Gore has, on the other hand, “admitted mistakes” — but he hasn’t admitted what those mistakes are. Whenever he’s asked about them, he simply says “that’s old news.” That is not an explanation, that is not contrition, that is not straight talk. That is the kind of bogus spin and petty manipulation that is only slightly less sickening than the media’s willingness to accept it.

His eager accomplice Janet Reno has by all appearances — and according to the New York Times’s coverage no less — covered up Gore’s malfeasance. Gore says he didn’t know the Buddhist Temple visit was a fundraiser, even though he wrote a memo to his own staff calling it a fundraiser. Gore says he never saw documents referring to it as a fundraiser, even though there are photos of him looking at the memos. Gore says he wasn’t paying attention during the relevant meeting, even though former Chief of Staff Leon Panetta says Gore was quite attentive. Gore says he didn’t know how the DNC was raising funds because he wasn’t a hands-on participant in the decision-making process. This, even though everyone knows our Vice President is such an anally retentive control freak that if he were a comic-book character bran would be his kryptonite.

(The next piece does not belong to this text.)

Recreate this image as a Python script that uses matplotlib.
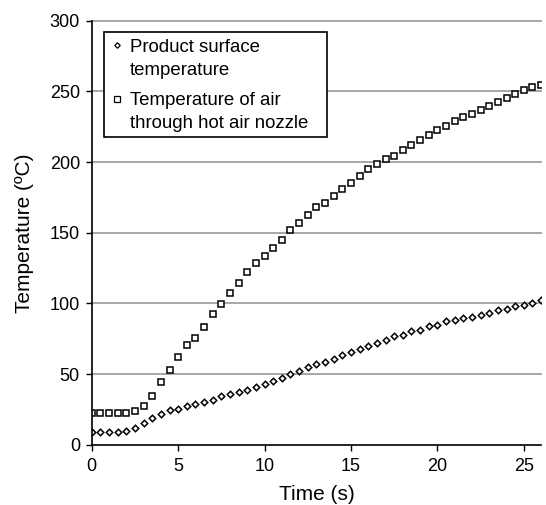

Now, breaking campaign-fundraising laws is not the same thing as murdering a lot of people, especially if you think the laws are ridiculous in the first place. But, if you are going to make campaign-finance reform the centerpiece of your presidential bid, you need to explain why such laws are useful and effective. After all, if campaign-finance laws will prevent abuses, how come the ones already on the books didn’t prevent Gore from breaking the law in the first place?

Ah, Gore says, he wants comprehensive reform, which presumably means keeping the same laws, in essence, with steeper penalties and fewer loopholes. But Mr. Gore knew that, for instance, it was against the law to make those calls from his office — that was a no-no for his entire Senate career. Mr. Gore knew that his fundraiser was illegal enough for him to lie about what it really was. These laws did not deter Gore, and yet he is demanding more similar laws.

How will they deter anyone else? I don’t have to answer that question because I think there should be no rules except one: full disclosure of where the money is coming from. Gore, on the other hand, thinks these laws are so important they should be the centerpiece of his campaign. If that’s the case, shouldn’t he explain why they didn’t work on the second ranking law-enforcement officer in the land?